Step 2: Key Formula or Approach:
For a general reversible reaction: \[ aA + bB \rightleftharpoons cC + dD \] The equilibrium constant in terms of concentration (\( K_c \)) is given by the expression: \[ K_c = \frac{[C]^c [D]^d}{[A]^a [B]^b} \] where [X] represents the molar concentration of species X at equilibrium.
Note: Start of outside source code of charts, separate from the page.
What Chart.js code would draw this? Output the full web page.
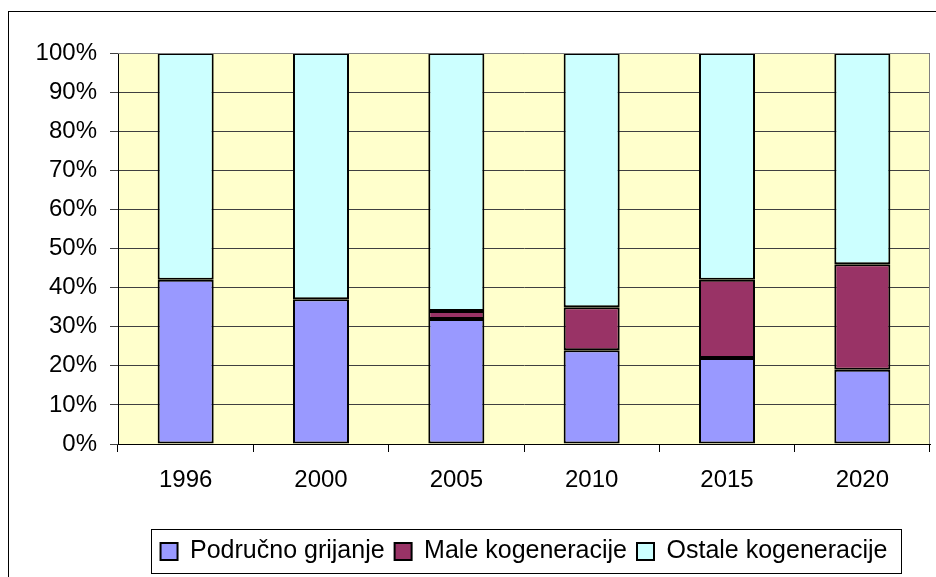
<!DOCTYPE html>
<html>
<head>
<meta charset="utf-8">
<title>Grijanje i kogeneracije</title>
<script src="https://cdn.jsdelivr.net/npm/chart.js@4/dist/chart.umd.min.js"></script>
<style>
  html, body { margin: 0; padding: 0; background: #fff; }
  #wrap { width: 936px; height: 577px; }
</style>
</head>
<body>
<div id="wrap"><canvas id="chart" width="936" height="577"></canvas></div>
<script>
const years = ['1996', '2000', '2005', '2010', '2015', '2020'];
const podrucno = [42, 37, 32, 24, 22, 19];
const male = [0, 0, 2, 11, 20, 27];
const ostale = [58, 63, 66, 65, 58, 54];
const yTicks = [0, 10, 20, 30, 40, 50, 60, 70, 80, 90, 100];

const FONT = "'Liberation Sans', Arial, sans-serif";

// plot background, outer frame and legend frame
const framePlugin = {
  id: 'frame',
  afterLayout(chart) {
    // center the legend under the plot area, like the original
    const { legend, chartArea: a } = chart;
    if (!legend) return;
    const shift = (a.left + a.right) / 2 - (legend.left + legend.right) / 2;
    legend.left += shift;
    legend.right += shift;
    legend.adjustHitBoxes();
  },
  beforeDraw(chart) {
    const { ctx, chartArea: a } = chart;
    ctx.save();
    ctx.fillStyle = '#ffffff';
    ctx.fillRect(0, 0, chart.width, chart.height);
    ctx.strokeStyle = '#000';
    ctx.lineWidth = 1;
    ctx.strokeRect(8.5, 11.5, chart.width + 20, chart.height + 20);
    ctx.fillStyle = '#ffffcc';
    ctx.fillRect(a.left, a.top, a.right - a.left, a.bottom - a.top);
    ctx.restore();
  },
  afterDraw(chart) {
    const { ctx, chartArea: a, legend } = chart;
    ctx.save();
    ctx.strokeStyle = '#808080';
    ctx.lineWidth = 1;
    ctx.beginPath();
    ctx.moveTo(a.left, a.top + 0.5);
    ctx.lineTo(a.right - 0.5, a.top + 0.5);
    ctx.lineTo(a.right - 0.5, a.bottom);
    ctx.stroke();
    if (legend && legend.legendHitBoxes.length) {
      const boxes = legend.legendHitBoxes;
      const first = boxes[0];
      const last = boxes[boxes.length - 1];
      const x0 = Math.round(first.left - 10) + 0.5;
      const x1 = Math.round(last.left + last.width + 14) + 0.5;
      ctx.strokeStyle = '#000';
      ctx.strokeRect(x0, Math.round(legend.top) + 0.5, x1 - x0, Math.round(legend.height) - 1);
    }
    ctx.restore();
  }
};

const barStyle = { borderColor: '#000', borderWidth: 2, borderSkipped: false,
  barPercentage: 0.414, categoryPercentage: 1 };

new Chart(document.getElementById('chart'), {
  type: 'bar',
  data: {
    labels: years,
    datasets: [
      { label: 'Područno grijanje', data: podrucno, backgroundColor: '#9999ff', ...barStyle },
      { label: 'Male kogeneracije', data: male, backgroundColor: '#993366', ...barStyle },
      { label: 'Ostale kogeneracije', data: ostale, backgroundColor: '#ccffff', ...barStyle }
    ]
  },
  options: {
    responsive: false,
    animation: false,
    layout: { padding: { top: 53, right: 6, bottom: 3, left: 0 } },
    plugins: {
      tooltip: { enabled: false },
      legend: {
        position: 'bottom',
        labels: {
          font: { family: FONT, size: 25 },
          color: '#000',
          boxWidth: 17,
          boxHeight: 17,
          padding: 10
        }
      }
    },
    scales: {
      x: {
        stacked: true,
        offset: true,
        grid: { offset: true, drawOnChartArea: false, color: '#000', tickLength: 8 },
        border: { color: '#000', width: 1 },
        ticks: { font: { family: FONT, size: 24 }, color: '#000', padding: 14, maxRotation: 0 },
        afterFit(scale) { scale.height = 85; }
      },
      y: {
        stacked: true,
        min: 0,
        max: 100,
        grid: { color: '#404040', tickLength: 8 },
        border: { color: '#000', width: 1 },
        afterBuildTicks(scale) { scale.ticks = yTicks.map(v => ({ value: v })); },
        ticks: {
          font: { family: FONT, size: 24 },
          color: '#000',
          padding: 13,
          callback: v => v + '%'
        },
        afterFit(scale) { scale.width = 118; }
      }
    }
  },
  plugins: [framePlugin]
});
</script>
</body>
</html>
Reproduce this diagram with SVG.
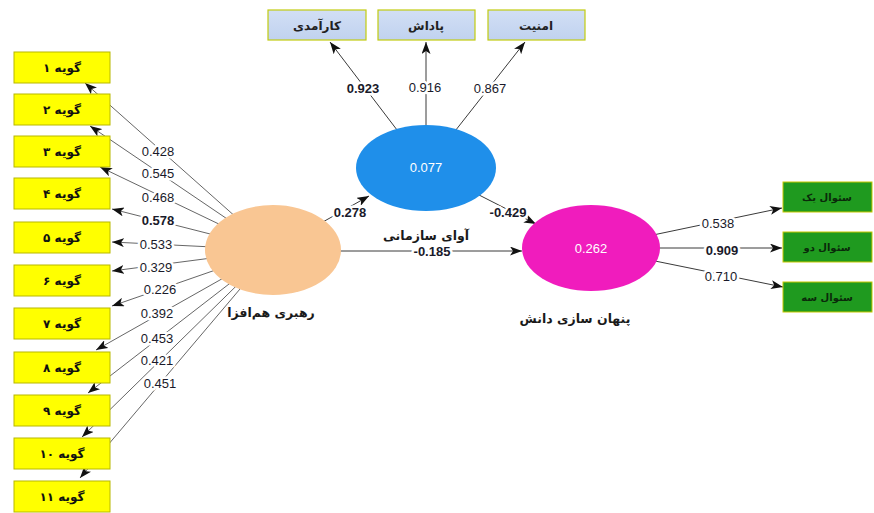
<svg xmlns="http://www.w3.org/2000/svg" width="874" height="513" viewBox="0 0 874 513">
<defs>
<marker id="ah" viewBox="0 0 12 9" refX="12" refY="4.5" markerWidth="12" markerHeight="9" markerUnits="userSpaceOnUse" orient="auto">
<path d="M0,0 L12,4.5 L0,9 L3,4.5 z" fill="#111"/>
</marker>
<linearGradient id="bg" x1="0" y1="0" x2="0" y2="1">
<stop offset="0" stop-color="#d2dff5"/>
<stop offset="1" stop-color="#c0d2ef"/>
</linearGradient>
<style>
.ln{stroke:#3a3a3a;stroke-width:1;fill:none;marker-end:url(#ah)}
.lt{stroke:#555;stroke-width:0.9;fill:none;marker-end:url(#ah)}
.num{font-family:"Liberation Sans",Arial,sans-serif;font-size:13px;fill:#1a1a2a;text-anchor:middle;dominant-baseline:central;stroke:#fff;stroke-width:5px;paint-order:stroke;stroke-linejoin:round}
.b{font-weight:bold}
.yb{fill:#ffff00;stroke:#b8b800;stroke-width:1}
.tb{fill:url(#bg);stroke:#c2cc10;stroke-width:1.2}
.gb{fill:#1f9a1f;stroke:#c8c800;stroke-width:1}
.fa{font-family:"DejaVu Sans",sans-serif;font-weight:bold;text-anchor:middle;dominant-baseline:central}
.yt{font-size:12px;fill:#111}
.tt{font-size:12px;fill:#222}
.gt{font-size:10px;fill:#0a2a0a}
.lab{font-size:12.5px;fill:#1a1a1a}
.ev{font-family:"Liberation Sans",Arial,sans-serif;font-size:13px;fill:#fff;text-anchor:middle;dominant-baseline:central}
</style>
</defs>
<rect width="874" height="513" fill="#fff"/>
<g id="connectors">
<line class="lt" x1="273" y1="250" x2="85" y2="83"/>
<line class="lt" x1="273" y1="250" x2="90" y2="126"/>
<line class="lt" x1="273" y1="250" x2="100" y2="167"/>
<line class="lt" x1="273" y1="250" x2="112" y2="209"/>
<line class="lt" x1="273" y1="250" x2="112" y2="242"/>
<line class="lt" x1="273" y1="250" x2="112" y2="271"/>
<line class="lt" x1="273" y1="250" x2="112" y2="306"/>
<line class="lt" x1="273" y1="250" x2="96" y2="350"/>
<line class="lt" x1="273" y1="250" x2="88" y2="393"/>
<line class="lt" x1="273" y1="250" x2="82" y2="437"/>
<line class="lt" x1="273" y1="250" x2="80" y2="478"/>
<line class="ln" x1="426" y1="168" x2="330" y2="42"/>
<line class="ln" x1="426" y1="168" x2="426" y2="42"/>
<line class="ln" x1="426" y1="168" x2="525" y2="42"/>
<line class="ln" x1="273" y1="250" x2="369" y2="196"/>
<line class="ln" x1="426" y1="168" x2="536" y2="224"/>
<line class="ln" x1="273" y1="251" x2="522" y2="251"/>
<line class="ln" x1="591" y1="248" x2="782" y2="208"/>
<line class="ln" x1="591" y1="248" x2="782" y2="248"/>
<line class="ln" x1="591" y1="248" x2="783" y2="287"/>
<text class="num" x="158" y="151">0.428</text>
<text class="num" x="158" y="173">0.545</text>
<text class="num" x="158" y="197">0.468</text>
<text class="num b" x="158" y="220">0.578</text>
<text class="num" x="156" y="244">0.533</text>
<text class="num" x="156" y="267">0.329</text>
<text class="num" x="160" y="289">0.226</text>
<text class="num" x="157" y="313">0.392</text>
<text class="num" x="157" y="338">0.453</text>
<text class="num" x="157" y="360">0.421</text>
<text class="num" x="160" y="383">0.451</text>
<text class="num b" x="363" y="88">0.923</text>
<text class="num" x="425" y="87">0.916</text>
<text class="num" x="490" y="88">0.867</text>
<text class="num b" x="350" y="212">0.278</text>
<text class="num b" x="508" y="212">-0.429</text>
<text class="num b" x="432" y="251">-0.185</text>
<text class="num" x="718" y="223">0.538</text>
<text class="num b" x="722" y="250">0.909</text>
<text class="num" x="721" y="276">0.710</text>
</g>
<g id="item1"><rect class="yb" x="14" y="52" width="96" height="31"/><text class="fa yt" x="62" y="68">گویه ۱</text></g>
<g id="item2"><rect class="yb" x="14" y="94" width="96" height="31"/><text class="fa yt" x="62" y="110">گویه ۲</text></g>
<g id="item3"><rect class="yb" x="14" y="136" width="96" height="31"/><text class="fa yt" x="62" y="152">گویه ۳</text></g>
<g id="item4"><rect class="yb" x="14" y="178" width="96" height="31"/><text class="fa yt" x="62" y="194">گویه ۴</text></g>
<g id="item5"><rect class="yb" x="14" y="222" width="96" height="31"/><text class="fa yt" x="62" y="238">گویه ۵</text></g>
<g id="item6"><rect class="yb" x="14" y="265" width="96" height="31"/><text class="fa yt" x="62" y="281">گویه ۶</text></g>
<g id="item7"><rect class="yb" x="14" y="308" width="96" height="31"/><text class="fa yt" x="62" y="324">گویه ۷</text></g>
<g id="item8"><rect class="yb" x="14" y="352" width="96" height="31"/><text class="fa yt" x="62" y="368">گویه ۸</text></g>
<g id="item9"><rect class="yb" x="14" y="395" width="96" height="31"/><text class="fa yt" x="62" y="411">گویه ۹</text></g>
<g id="item10"><rect class="yb" x="14" y="438" width="96" height="31"/><text class="fa yt" x="62" y="454">گویه ۱۰</text></g>
<g id="item11"><rect class="yb" x="14" y="481" width="96" height="31"/><text class="fa yt" x="62" y="497">گویه ۱۱</text></g>
<g id="efficiency"><rect class="tb" x="268" y="10" width="98" height="30"/><text class="fa tt" x="317" y="26">کارآمدی</text></g>
<g id="reward"><rect class="tb" x="378" y="10" width="97" height="30"/><text class="fa tt" x="426" y="26">پاداش</text></g>
<g id="security"><rect class="tb" x="488" y="10" width="97" height="30"/><text class="fa tt" x="536" y="26">امنیت</text></g>
<g id="q1"><rect class="gb" x="783" y="182" width="89" height="30"/><text class="fa gt" x="827" y="197">سئوال یک</text></g>
<g id="q2"><rect class="gb" x="783" y="232" width="89" height="30"/><text class="fa gt" x="827" y="247">سئوال دو</text></g>
<g id="q3"><rect class="gb" x="783" y="282" width="89" height="30"/><text class="fa gt" x="827" y="297">سئوال سه</text></g>
<g id="leadership"><ellipse cx="273" cy="250" rx="68" ry="45" fill="#f9c693"/><text class="fa lab" x="271" y="312">رهبری هم&#x200C;افزا</text></g>
<g id="voice"><ellipse cx="426" cy="168" rx="70" ry="43" fill="#1f8fea"/><text class="ev" x="426" y="167">0.077</text><text class="fa lab" x="426" y="235">آوای سازمانی</text></g>
<g id="hiding"><ellipse cx="591" cy="248" rx="69" ry="43" fill="#f01cbd"/><text class="ev" x="591" y="248">0.262</text><text class="fa lab" x="575" y="318">پنهان سازی دانش</text></g>
</svg>
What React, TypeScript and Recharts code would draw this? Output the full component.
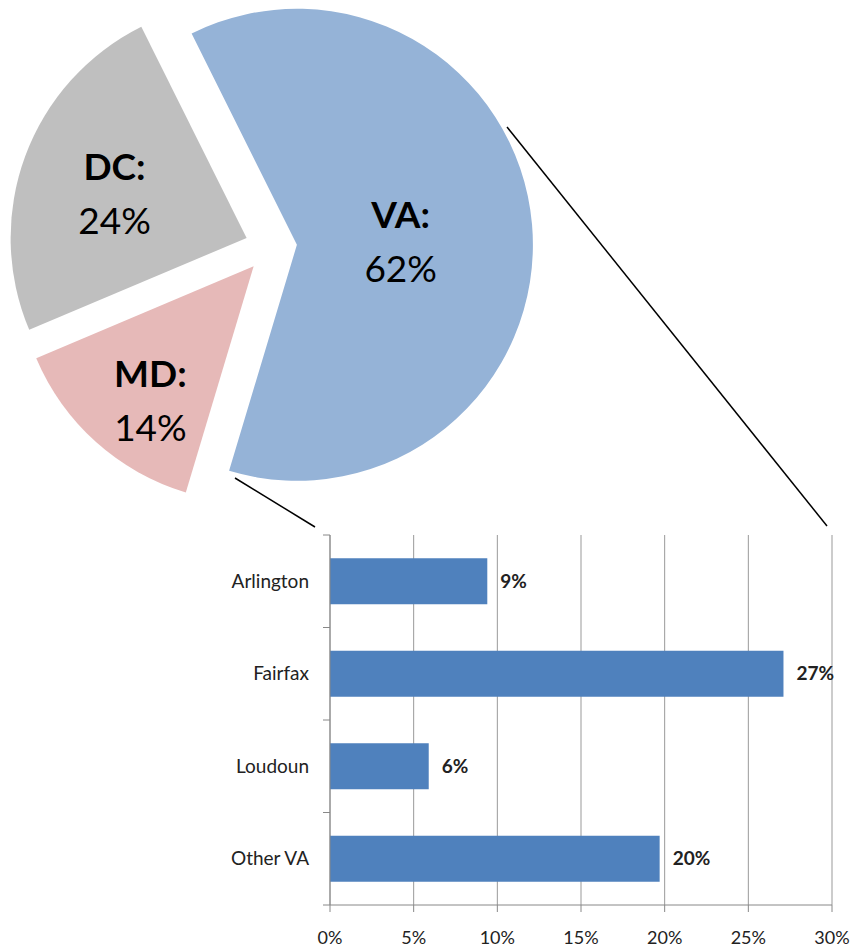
import React from "react";
import { PieChart, Pie, Cell, BarChart, Bar, XAxis, YAxis, CartesianGrid, LabelList } from "recharts";

const stateNames = ["DC", "MD", "VA"];
const stateShares = [24, 14, 62];
const stateColors = ["#BFBFBF", "#E6B9B8", "#95B3D7"];

const counties = ["Arlington", "Fairfax", "Loudoun", "Other VA"];
const countyShares = [9.4, 27.1, 5.9, 19.7];
const xTicks = [0, 5, 10, 15, 20, 25, 30];

const pieData = stateNames.map((name, i) => ({ name, value: stateShares[i] }));
const barData = counties.map((name, i) => ({ name, value: countyShares[i] }));

const FONT = "Lato, 'Open Sans', sans-serif";
const PIE_CX = 271;
const PIE_CY = 247;
const RADIUS = 236;
const EXPLODE = 26;
const START = 116.5;

// where each slice label sits: fraction of radius, angle nudge in degrees
const labelPos: Record<string, [number, number]> = {
  DC: [0.59, 1.8],
  MD: [0.72, 4.5],
  VA: [0.44, -3.4],
};

const total = stateShares.reduce((a, b) => a + b, 0);
const midAngle = (i: number) => {
  const before = stateShares.slice(0, i).reduce((a, b) => a + b, 0);
  return START + ((before + stateShares[i] / 2) / total) * 360;
};

const renderLabel = (slice: number) => (props: any) => {
  if (props.index !== slice) return null;
  const [f, nudge] = labelPos[props.name];
  const a = ((props.midAngle + nudge) * Math.PI) / 180;
  const x = props.cx + props.outerRadius * f * Math.cos(a);
  const y = props.cy - props.outerRadius * f * Math.sin(a);
  return (
    <text textAnchor="middle" fontFamily={FONT} fontSize={37} fill="#000">
      <tspan x={x} y={y - 14} fontWeight="bold">{props.name}:</tspan>
      <tspan x={x} y={y + 40}>{props.value}%</tspan>
    </text>
  );
};

const CountyTick = (props: any) => {
  const { x, y, payload, index } = props;
  const half = payload.offset ?? 46.25;
  return (
    <g>
      <line x1={x} x2={x - 7} y1={y - half} y2={y - half} stroke="#888" />
      {index === counties.length - 1 && (
        <line x1={x} x2={x - 7} y1={y + half} y2={y + half} stroke="#888" />
      )}
      <text x={x - 21} y={y} dy="0.35em" textAnchor="end" fontFamily={FONT} fontSize={19} fill="#222">
        {payload.value}
      </text>
    </g>
  );
};

export default function App() {
  return (
    <div style={{ position: "absolute", left: 0, top: 0, width: 852, height: 949, background: "#fff" }}>
      <div style={{ position: "absolute", left: 0, top: 0 }}>
        <PieChart width={852} height={500} margin={{ top: 0, right: 0, bottom: 0, left: 0 }}>
          {stateNames.map((_, i) => {
            const m = (midAngle(i) * Math.PI) / 180;
            return (
              <Pie
                key={i}
                data={pieData}
                dataKey="value"
                cx={PIE_CX + EXPLODE * Math.cos(m)}
                cy={PIE_CY - EXPLODE * Math.sin(m)}
                outerRadius={RADIUS}
                startAngle={START}
                endAngle={START + 360}
                stroke="none"
                labelLine={false}
                label={renderLabel(i)}
                isAnimationActive={false}
              >
                {pieData.map((d, j) => (
                  <Cell key={d.name} fill={j === i ? stateColors[j] : "transparent"} stroke="none" />
                ))}
              </Pie>
            );
          })}
        </PieChart>
      </div>
      <div style={{ position: "absolute", left: 0, top: 500 }}>
        <BarChart
          width={852}
          height={449}
          data={barData}
          layout="vertical"
          margin={{ top: 35, right: 20, bottom: 0, left: 200 }}
          barCategoryGap="25%"
        >
          <CartesianGrid horizontal={false} stroke="#999" />
          <XAxis
            type="number"
            domain={[0, 30]}
            ticks={xTicks}
            interval={0}
            tickFormatter={(v) => `${v}%`}
            height={44}
            axisLine={{ stroke: "#888" }}
            tickLine={{ stroke: "#888" }}
            tickSize={7}
            tickMargin={19}
            tick={{ fill: "#222", fontSize: 18, fontFamily: FONT }}
          />
          <YAxis
            type="category"
            dataKey="name"
            width={130}
            axisLine={{ stroke: "#888" }}
            tickLine={false}
            tickSize={0}
            tickMargin={0}
            tick={<CountyTick />}
          />
          <Bar dataKey="value" fill="#4F81BD" isAnimationActive={false}>
            <LabelList
              dataKey="value"
              position="right"
              offset={13}
              formatter={(v: any) => `${Math.round(v)}%`}
              style={{ fontWeight: "bold", fontSize: 19, fontFamily: FONT, fill: "#222" }}
            />
          </Bar>
        </BarChart>
      </div>
      <svg width={852} height={949} style={{ position: "absolute", left: 0, top: 0, pointerEvents: "none" }}>
        <line x1={507} y1={127} x2={827} y2={526} stroke="#000" strokeWidth={1.5} />
        <line x1={235} y1={478} x2={315} y2={527} stroke="#000" strokeWidth={1.5} />
      </svg>
    </div>
  );
}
The unit conversion note "dm\(^6\) mol\(^{-2}\)" is consistent with the units of \(K_c\) for this reaction, as \( 1 \text{ dm}^3 = 1 \text{ L} \), and molarity (M) is in mol/L. Step 3: Detailed Explanation:
The given balanced reaction is: \[ \text{N}_{2(g)} + 3\text{H}_{2(g)} \rightleftharpoons 2\text{NH}_{3(g)} \] The expression for the equilibrium constant \( K_c \) is: \[ K_c = \frac{[\text{NH}_3]^2}{[\text{N}_2][\text{H}_2]^3} \] We are given the equilibrium concentrations: - [NH\(_3\)] = \( 1.5 \times 10^{-2} \) M - [N\(_2\)] = \( 5 \times 10^{-3} \) M - [H\(_2\)] = 0.10 M = \( 1 \times 10^{-1} \) M Substitute these values into the \( K_c \) expression: \[ K_c = \frac{(1.5 \times 10^{-2})^2}{(5 \times 10^{-3}) (0.10)^3} \] Calculate the numerator: \[ (1.5 \times 10^{-2})^2 = 1.5^2 \times (10^{-2})^2 = 2.25 \times 10^{-4} \] Calculate the denominator: \[ (5 \times 10^{-3}) \times (1 \times 10^{-1})^3 = (5 \times 10^{-3}) \times (10^{-3}) = 5 \times 10^{-6} \] Now, divide the numerator by the denominator: \[ K_c = \frac{2.25 \times 10^{-4}}{5 \times 10^{-6}} \] \[ K_c = \frac{2.25}{5} \times 10^{-4 - (-6)} = 0.45 \times 10^2 = 45.0 \] The units are \( \frac{M^2}{M \cdot M^3} = M^{-2} = (\text{mol/L})^{-2} = \text{L}^2\text{mol}^{-2} = \text{dm}^6\text{mol}^{-2} \). Step 4: Final Answer:
The equilibrium constant \( K_c \) is 45.0.